## TASK DESCRIPTION
Everything from the first line down to the line containing "minimum width=100, minimum" is to be retyped exactly, both ends included, with pictures left out.

>>

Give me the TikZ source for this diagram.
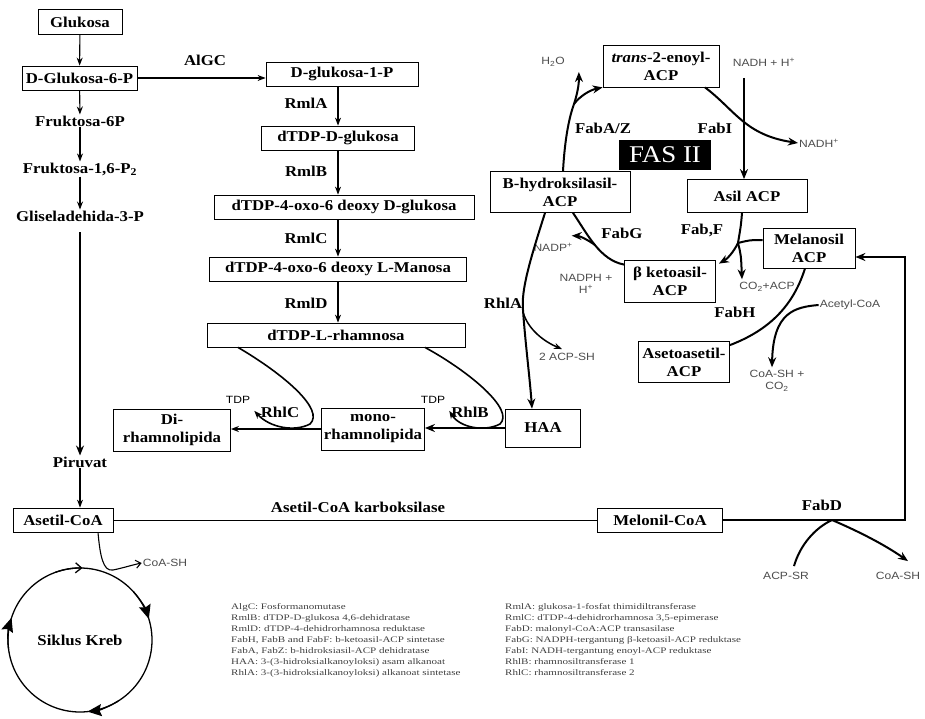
\documentclass[tikz,border=0pt]{standalone}
\usepackage{fontspec}
\setmainfont{Liberation Serif}[FakeStretch=1.12]
\setsansfont{Liberation Sans}[FakeStretch=1.15]
\newfontfamily\legfont{Liberation Serif}[FakeStretch=1.3]
\usetikzlibrary{arrows.meta,calc}

\tikzset{
  box/.style={draw, line width=0.8pt, font=\fontsize{15}{18}\selectfont\bfseries, inner sep=1pt, align=center},
  lbl/.style={font=\fontsize{15}{18}\selectfont\bfseries, inner sep=1pt},
  chem/.style={font=\fontsize{10.5}{12}\selectfont\sffamily, text=black!70, inner sep=1pt, align=center},
  leg/.style={font=\legfont\fontsize{8.5}{10}\selectfont, text=black!75, anchor=west, inner sep=0pt},
  arr/.style={line width=1.1pt, -{Stealth[length=8pt,width=6pt]}},
  fas/.style={line width=2pt},
  fasarr/.style={line width=2pt, -{Stealth[length=10pt,width=8pt]}},
  kreb/.style={line width=1.3pt, -{Stealth[length=14pt,width=12pt,inset=2pt]}},
}

\begin{document}
\begin{tikzpicture}[x=1pt,y=-1pt]
		\useasboundingbox (0,0) rectangle (925,719);
		%%%%% GLIKOLISIS %%%%%
		\node[box, minimum width=84, minimum height=25] (glc) at (80,22) {Glukosa};
		\node[box, minimum width=115, minimum height=24] (g6p) at (79.5,78) {D-Glukosa-6-P};
		\node[lbl] (f6p) at (80,121) {Fruktosa-6P};
		\node[lbl] (fbp) at (80,169) {Fruktosa-1,6-P\textsubscript{2}};
		\node[lbl] (gap) at (80,216) {Gliseladehida-3-P};
		\node[lbl] (pyr) at (80,462) {Piruvat};
		\node[box, minimum width=100, minimum height=24] (acoa) at (63,520) {Asetil-CoA};
		
		\draw[arr] (glc) -- (g6p);
		\draw[arr] (g6p) -- (f6p);
		\draw[arr] (f6p) -- (fbp);
		\draw[arr] (fbp) -- (gap);
		\draw[fasarr] (gap.south) ++(0,10) -- (pyr.north);
		\draw[arr] (pyr.south) -- (pyr.south |- acoa.north);
		
		%%%%% SIKLUS KREB %%%%%
		\node[lbl] (kreb) at (80,640) {Siklus Kreb};
		\draw[line width=1.3pt] (kreb.center) circle (72);
		\draw[kreb] ($(kreb.center)+(318:72)$) arc (318:343:72);
		\draw[kreb] ($(kreb.center)+(58:72)$) arc (58:84:72);
		\draw[kreb] ($(kreb.center)+(173:72)$) arc (173:198:72);
		\draw[line width=1.3pt, -{Straight Barb[length=6pt,width=10pt]}] ($(kreb.center)+(250:72)$) arc (250:272:72);
		\node[chem] (coash1) at (165,563) {CoA-SH};
		\draw[line width=1.1pt, -{Straight Barb[length=5pt,width=8pt]}] ($(acoa.south)+(35,0)$) .. controls (100,555) and (103,572) .. (113,570) .. controls (123,568) and (132,565) .. (coash1.west);
		
		%%%%% RHAMNOSA %%%%%
		\node[lbl] (algc) at (205,60) {AlGC};
		\node[box, minimum width=152, minimum height=24] (g1p) at (342,74) {D-glukosa-1-P};
		\node[box, minimum width=153, minimum height=24] (dtdpg) at (338,138) {dTDP-D-glukosa};
		\node[box, minimum width=260, minimum height=24] (oxog) at (344,207) {dTDP-4-oxo-6 deoxy D-glukosa};
		\node[box, minimum width=257, minimum height=24] (oxom) at (338,269) {dTDP-4-oxo-6 deoxy L-Manosa};
		\node[box, minimum width=258, minimum height=24] (rham) at (336,335) {dTDP-L-rhamnosa};
		\node[lbl] (rmla) at (306,103) {RmlA};
		\node[lbl] (rmlb) at (306,171) {RmlB};
		\node[lbl] (rmlc) at (306,238) {RmlC};
		\node[lbl] (rmld) at (306,303) {RmlD};
		
		\draw[arr] (g6p.east) -- (g6p.east -| g1p.west);
		\draw[arr] (g1p.south -| dtdpg.north) -- (dtdpg.north);
		\draw[arr] (dtdpg.south) -- (dtdpg.south |- oxog.north);
		\draw[arr] (oxog.south -| oxom.north) -- (oxom.north);
		\draw[arr] (oxom.south -| dtdpg.south) -- (dtdpg.south |- rham.north);
		
		%%%%% RHAMNOLIPIDA %%%%%
		\node[box, minimum width=117, minimum height=42] (dirl) at (172,430) {Di-\\rhamnolipida};
		\node[box, minimum width=103, minimum height=42] (monorl) at (373,429) {mono-\\rhamnolipida};
		\node[box, minimum width=75, minimum height=38] (haa) at (543,428) {HAA};
		\node[chem, text=black] (tdp1) at (238,400) {TDP};
		\node[chem, text=black] (tdp2) at (433,400) {TDP};
		\node[lbl] (rhlc) at (280,412) {RhlC};
		\node[lbl] (rhlb) at (470,412) {RhlB};
		
		\draw[fasarr] (haa.west) -- (haa.west -| monorl.east);
		\draw[arr, line width=1.4pt] (monorl.west) -- (monorl.west -| dirl.east);
		\draw[arr, line width=1.6pt] ($(rham.south)+(-98,0)$) .. controls (285,375) and (325,410) .. (310,424) .. controls (295,432) and (270,428) .. ($(tdp1.south east)+(3,6)$);
		\draw[arr, line width=1.6pt] ($(rham.south)+(89,0)$) .. controls (470,372) and (515,410) .. (500,424) .. controls (485,432) and (460,428) .. ($(tdp2.south east)+(3,6)$);
		
		%%%%% FAS II %%%%%
		\node[box, minimum width=116, minimum height=42] (enoyl) at (661,66) {\textit{trans}-2-enoyl-\\ACP};
		\node[box, minimum width=140, minimum height=41] (hyd) at (560,192) {B-hydroksilasil-\\ACP};
		\node[box, minimum width=120, minimum height=33] (asil) at (747,196) {Asil ACP};
		\node[box, minimum width=92, minimum height=40] (mel) at (809,248) {Melanosil\\ACP};
		\node[box, minimum width=91, minimum height=42] (keto) at (670,281) {β\ ketoasil-\\ACP};
		\node[box, minimum width=91, minimum height=41] (acac) at (684,362) {Asetoasetil-\\ACP};
		\node[fill=black, text=white, font=\fontsize{24}{24}\selectfont, minimum width=92, minimum height=30, inner sep=0pt] (fas2) at (665,155) {FAS II};
		
		\node[chem] (h2o) at (553,62) {H\textsubscript{2}O};
		\node[chem] (nadhh) at (764,62) {NADH + H\textsuperscript{+}};
		\node[chem] (nadh) at (819,143) {NADH\textsuperscript{+}};
		\node[chem] (nadp) at (553,247) {NADP\textsuperscript{+}};
		\node[chem] (nadph) at (586,284) {NADPH +\\H\textsuperscript{+}};
		\node[chem] (co2acp) at (767,287) {CO\textsubscript{2}+ACP};
		\node[chem] (acetyl) at (850,305) {Acetyl-CoA};
		\node[chem] (coasco2) at (777,381) {CoA-SH +\\CO\textsubscript{2}};
		\node[chem] (acpsh) at (567,357) {2 ACP-SH};
		
		\node[lbl] (fabaz) at (603,128) {FabA/Z};
		\node[lbl] (fabi) at (715,128) {FabI};
		\node[lbl] (fabg) at (622,233) {FabG};
		\node[lbl] (fabf) at (702,230) {Fab,F};
		\node[lbl] (fabh) at (735,312) {FabH};
		\node[lbl] (rhla) at (503,303) {RhlA};
		
		% dehidratase
		\draw[fas] ($(hyd.north)+(3,0)$) .. controls (565,135) and (570,115) .. (574,104) coordinate (jw);
		\draw[fasarr] (jw) .. controls (577,95) and (579,85) .. ($(h2o.east)+(13,10)$);
		\draw[fasarr] (jw) .. controls (580,96) and (590,90) .. (enoyl.south west);
		% reduktase
		\draw[fasarr] ($(enoyl.south)+(44,0)$) .. controls (735,110) and (745,135) .. (nadh.west);
		\coordinate (nin) at (744,78);
		\draw[fasarr] (nin) -- (nin |- asil.north);
		% sintetase
		\coordinate (jf) at (738,243);
		\draw[fas] ($(asil.south)+(-5,0)$) .. controls (741,225) .. (jf);
		\draw[fas] ($(mel.west)+(0,-8)$) .. controls (750,240) .. (jf);
		\draw[fasarr] (jf) .. controls (733,253) and (727,259) .. ($(keto.north east)+(3,4)$);
		\draw[fasarr] (jf) .. controls (741,255) .. ($(co2acp.north)+(-25,-2)$);
		% FabG
		\draw[fas] ($(keto.north west)+(0,5)$) .. controls (600,260) and (588,235) .. ($(hyd.south)+(13,0)$);
		\draw[fasarr] (595,245) .. controls (588,240) and (580,236) .. ($(nadp.north east)+(-2,-6)$);
		% FabH
		\draw[fas] ($(mel.south)+(-4,0)$) .. controls (795,300) and (775,328) .. ($(acac.north east)+(0,4)$);
		\draw[fasarr] (acetyl.west) .. controls (795,307) and (773,312) .. ($(coasco2.north)+(-5,-2)$);
		% RhlA
		\draw[fasarr] ($(hyd.south)+(-15,0)$) .. controls (530,260) and (521,290) .. (523,310) .. controls (525,340) and (530,380) .. ($(haa.north)+(-11,0)$);
		\draw[arr, line width=1.5pt] (523,312) .. controls (528,330) and (545,342) .. ($(acpsh.north)+(-5,-3)$);
		
		%%%%% MELONIL %%%%%
		\node[lbl] (karb) at (358,507) {Asetil-CoA karboksilase};
		\node[box, minimum width=125, minimum height=24] (melonil) at (660,520) {Melonil-CoA};
		\node[lbl] (fabd) at (822,505) {FabD};
		\node[chem] (acpsr) at (786,576) {ACP-SR};
		\node[chem] (coash2) at (898,576) {CoA-SH};
		
		\draw[line width=1pt] (acoa.east) -- (melonil.west);
		\draw[fasarr] (melonil.east) -| (905,257) -- ($(mel.east)+(0,9)$);
		\coordinate (jd) at (832,520);
		\draw[fasarr] (jd) .. controls (860,532) and (885,545) .. ($(coash2.north)+(10,-10)$);
		\draw[fas] (jd) .. controls (815,528) and (800,545) .. ($(acpsr.north)+(8,-5)$);
		
		%%%%% KETERANGAN %%%%%
		\node[leg] (l1) at (231,607) {AlgC: Fosformanomutase};
		\node[leg] (l2) at (231,618) {RmlB: dTDP-D-glukosa 4,6-dehidratase};
		\node[leg] (l3) at (231,629) {RmlD: dTDP-4-dehidrorhamnosa reduktase};
		\node[leg] (l4) at (231,640) {FabH, FabB and FabF: b-ketoasil-ACP sintetase};
		\node[leg] (l5) at (231,651) {FabA, FabZ: b-hidroksiasil-ACP dehidratase};
		\node[leg] (l6) at (231,662) {HAA: 3-(3-hidroksialkanoyloksi) asam alkanoat};
		\node[leg] (l7) at (231,673) {RhlA: 3-(3-hidroksialkanoyloksi) alkanoat sintetase};
		\node[leg] (r1) at (505,607) {RmlA: glukosa-1-fosfat thimidiltransferase};
		\node[leg] (r2) at (505,618) {RmlC: dTDP-4-dehidrorhamnosa 3,5-epimerase};
		\node[leg] (r3) at (505,629) {FabD: malonyl-CoA:ACP transasilase};
		\node[leg] (r4) at (505,640) {FabG: NADPH-tergantung β-ketoasil-ACP reduktase};
		\node[leg] (r5) at (505,651) {FabI: NADH-tergantung enoyl-ACP reduktase};
		\node[leg] (r6) at (505,662) {RhlB: rhamnosiltransferase 1};
		\node[leg] (r7) at (505,673) {RhlC: rhamnosiltransferase 2};
	\end{tikzpicture}
\end{document}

<<

## SOLVED EXERCISE
Give me the TikZ source for this diagram.
\documentclass[tikz,border=0pt]{standalone}
\usepackage{fontspec}
\setmainfont{Liberation Serif}[FakeStretch=1.12]
\setsansfont{Liberation Sans}[FakeStretch=1.15]
\newfontfamily\legfont{Liberation Serif}[FakeStretch=1.3]
\usetikzlibrary{arrows.meta,calc}

\tikzset{
  box/.style={draw, line width=0.8pt, font=\fontsize{15}{18}\selectfont\bfseries, inner sep=1pt, align=center},
  lbl/.style={font=\fontsize{15}{18}\selectfont\bfseries, inner sep=1pt},
  chem/.style={font=\fontsize{10.5}{12}\selectfont\sffamily, text=black!70, inner sep=1pt, align=center},
  leg/.style={font=\legfont\fontsize{8.5}{10}\selectfont, text=black!75, anchor=west, inner sep=0pt},
  arr/.style={line width=1.1pt, -{Stealth[length=8pt,width=6pt]}},
  fas/.style={line width=2pt},
  fasarr/.style={line width=2pt, -{Stealth[length=10pt,width=8pt]}},
  kreb/.style={line width=1.3pt, -{Stealth[length=14pt,width=12pt,inset=2pt]}},
}

\begin{document}
\begin{tikzpicture}[x=1pt,y=-1pt]
		\useasboundingbox (0,0) rectangle (925,719);
		%%%%% GLIKOLISIS %%%%%
		\node[box, minimum width=84, minimum height=25] (glc) at (80,22) {Glukosa};
		\node[box, minimum width=115, minimum height=24] (g6p) at (79.5,78) {D-Glukosa-6-P};
		\node[lbl] (f6p) at (80,121) {Fruktosa-6P};
		\node[lbl] (fbp) at (80,169) {Fruktosa-1,6-P\textsubscript{2}};
		\node[lbl] (gap) at (80,216) {Gliseladehida-3-P};
		\node[lbl] (pyr) at (80,462) {Piruvat};
		\node[box, minimum width=100, minimum height=24] (acoa) at (63,520) {Asetil-CoA};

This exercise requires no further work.